FARGO, N.D. (AP) — Lutheran Social Services of North Dakota, a nonprofit agency that has provided various services since 1919, is closing its doors, citing financial struggles.
The agency said Friday the decision was motivated by the struggles of LSS Housing, an affordable housing program that the agency said drained its reserves and was projected to see further losses.
“This financial pressure has hampered the ability of an essential, faith-based organization to serve its clients, specifically those in primary mission areas such as services to children, families, seniors and others," Bob Otterson, LSS' president and chief executive, said in a statement.
The board of directors on Friday moved to suspend programs and lay off staff. Their resolution “confirms actions leading to a liquidation, including a bankruptcy filing, if necessary," the organization's statement said.
LSSND is expected to lay off 283 employees, which includes full-time and part-time staff and long-term contractors. Professionals in the agency's mental health and behavioral health programs are working to find clients other options and referrals.

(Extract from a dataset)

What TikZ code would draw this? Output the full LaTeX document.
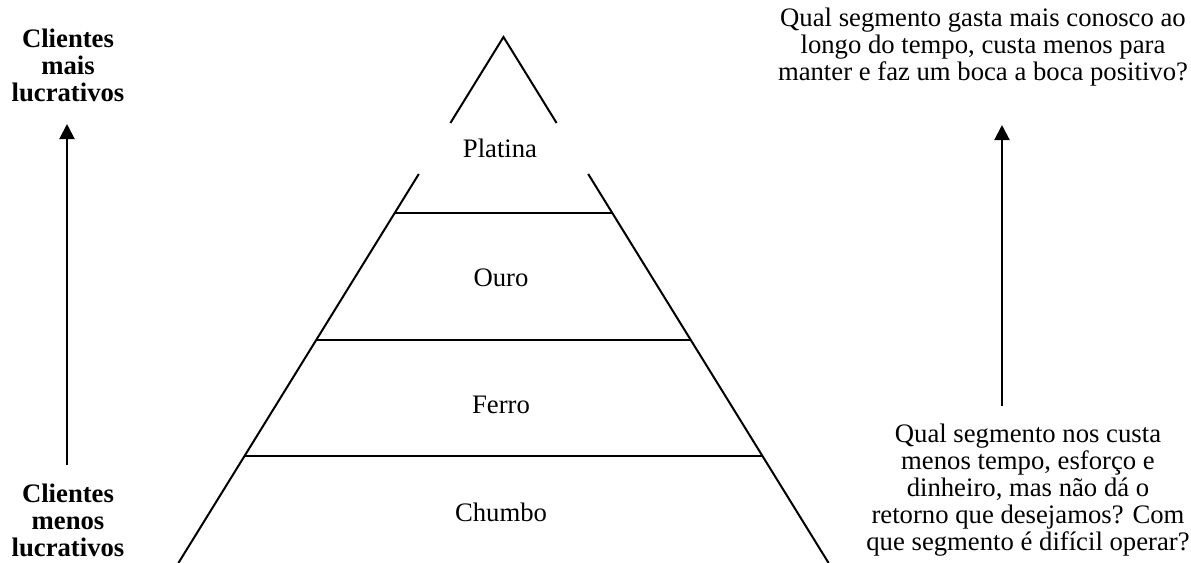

Otterson said additional programs will be discontinued in the next two weeks, though five programs that serve “imminent-risk” clients and vulnerable minors will continue until they can be transitioned to another agency or other providers, Otterson said.
LSSND was first established in 1919 as Lutheran Children's Finding Society, which operated as a shelter for orphans and neglected children. The agency has been resettling refugees in North Dakota since 1946, starting with displaced Eastern Europeans after the Second World War.

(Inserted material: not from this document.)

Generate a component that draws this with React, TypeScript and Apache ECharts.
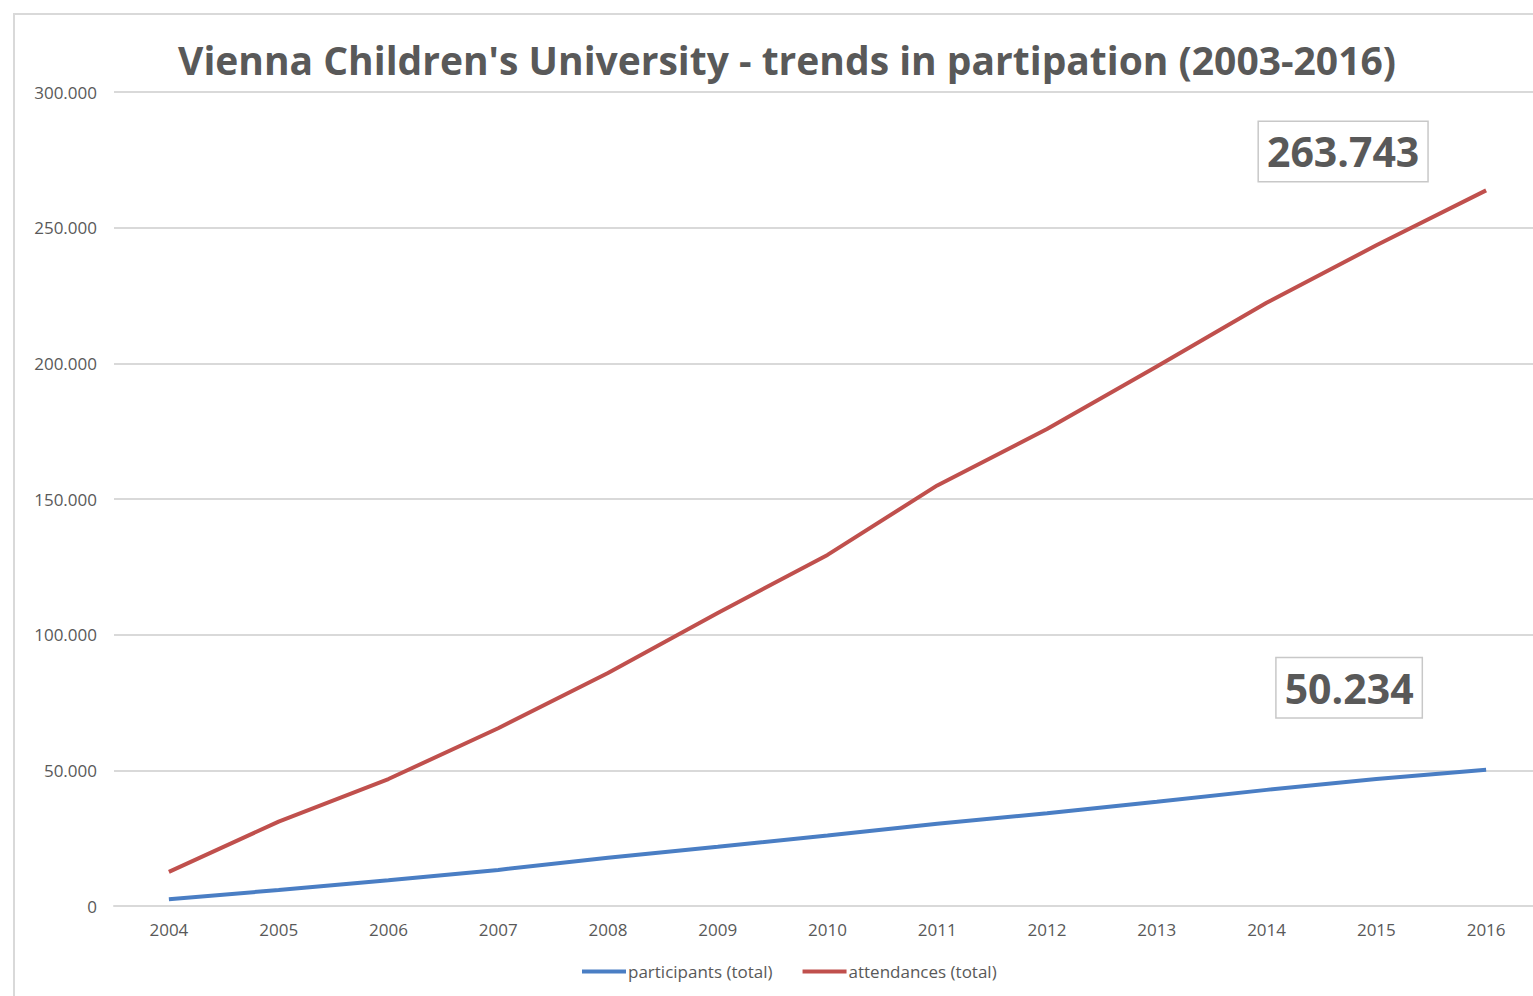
import React, { useEffect, useRef } from "react";
import * as echarts from "echarts";

const years = ["2004", "2005", "2006", "2007", "2008", "2009", "2010", "2011", "2012", "2013", "2014", "2015", "2016"];
const participants = [2500, 5900, 9500, 13300, 17800, 21800, 26000, 30300, 34200, 38400, 42800, 46800, 50234];
const attendances = [12600, 31100, 46800, 65500, 85900, 108000, 129400, 155000, 175800, 198800, 222300, 243500, 263743];
const seriesNames = ["participants (total)", "attendances (total)"];
const titleText = "Vienna Children's University - trends in partipation (2003-2016)";

const fmt = (v: number) => String(Math.round(v)).replace(/\B(?=(\d{3})+(?!\d))/g, ".");

const FONT = "'Open Sans', 'Noto Sans', sans-serif";
const GRAY = "#595959";

export default function App() {
  const ref = useRef<HTMLDivElement>(null);
  useEffect(() => {
    if (!ref.current) return;
    const chart = echarts.init(ref.current, undefined, { renderer: "svg" });
    const boxLabel = {
      show: true,
      position: "inside",
      fontFamily: FONT,
      fontWeight: "bold",
      fontSize: 41,
      color: GRAY,
      backgroundColor: "#ffffff",
      borderColor: "#c8c8c8",
      borderWidth: 1.5,
      padding: [11, 8, 7, 8],
      formatter: (p: any) => fmt(p.value),
    };
    chart.setOption({
      animation: false,
      backgroundColor: "#ffffff",
      textStyle: { fontFamily: FONT },
      title: {
        text: titleText,
        left: 782,
        top: 35,
        textAlign: "center",
        textStyle: { fontFamily: FONT, fontWeight: "bold", fontSize: 39, color: GRAY },
      },
      graphic: [
        {
          type: "rect",
          shape: { x: 14, y: 14, width: 1600, height: 1100 },
          style: { fill: "none", stroke: "#d9d9d9", lineWidth: 2 },
          silent: true,
          z: -10,
        },
      ],
      grid: { left: 114, top: 92, width: 1427, height: 814 },
      legend: {
        left: 582,
        top: 963,
        padding: 0,
        itemWidth: 44,
        itemHeight: 4,
        itemGap: 30,
        icon: "rect",
        textStyle: { fontFamily: FONT, fontSize: 17, color: GRAY, padding: [0, 0, 0, -3] },
        data: seriesNames,
      },
      xAxis: {
        type: "category",
        data: years,
        boundaryGap: true,
        axisLine: { show: true, lineStyle: { color: "#d9d9d9", width: 2 } },
        axisTick: { show: false },
        axisLabel: { fontFamily: FONT, fontSize: 17, color: GRAY, margin: 15 },
      },
      yAxis: {
        type: "value",
        min: 0,
        max: 300000,
        interval: 50000,
        axisLine: { show: false },
        axisTick: { show: false },
        splitLine: { lineStyle: { color: "#d9d9d9", width: 2 } },
        axisLabel: { fontFamily: FONT, fontSize: 17, color: GRAY, margin: 17, formatter: (v: number) => fmt(v) },
      },
      series: [
        {
          name: seriesNames[0],
          type: "line",
          data: participants,
          showSymbol: false,
          symbol: "none",
          lineStyle: { color: "#4A7EC4", width: 4 },
          itemStyle: { color: "#4A7EC4" },
          markPoint: {
            symbol: "circle",
            symbolSize: 0,
            data: [
              {
                coord: [years.length - 1, participants[participants.length - 1]],
                value: participants[participants.length - 1],
                label: { ...boxLabel, offset: [-137, -82] },
              },
            ],
          },
        },
        {
          name: seriesNames[1],
          type: "line",
          data: attendances,
          showSymbol: false,
          symbol: "none",
          lineStyle: { color: "#C0504D", width: 4 },
          itemStyle: { color: "#C0504D" },
          markPoint: {
            symbol: "circle",
            symbolSize: 0,
            data: [
              {
                coord: [years.length - 1, attendances[attendances.length - 1]],
                value: attendances[attendances.length - 1],
                label: { ...boxLabel, offset: [-143, -39] },
              },
            ],
          },
        },
      ],
    });
    return () => chart.dispose();
  }, []);
  return (
    <div
      style={{ position: "fixed", left: 0, top: 0, width: 1533, height: 996, overflow: "hidden", background: "#fff" }}
    >
      <div ref={ref} style={{ width: 1560, height: 996 }} />
    </div>
  );
}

Sister Kathleen Atkinson of Ministry on the Margins, a faith-based volunteer organization based in Bismarck, said the agency played a large role in helping vulnerable communities statewide, offering services from housing assistance to prison re-entry programs. LSSND's departure leaves a large gap in services available to those vulnerable populations that other organizations would now need to fill, she said.
“It is a broad scope of vulnerable people that are served, so it would not be that one agency that would step in but it is many,” she said. “At a time of huge need, we have lost a large provider.”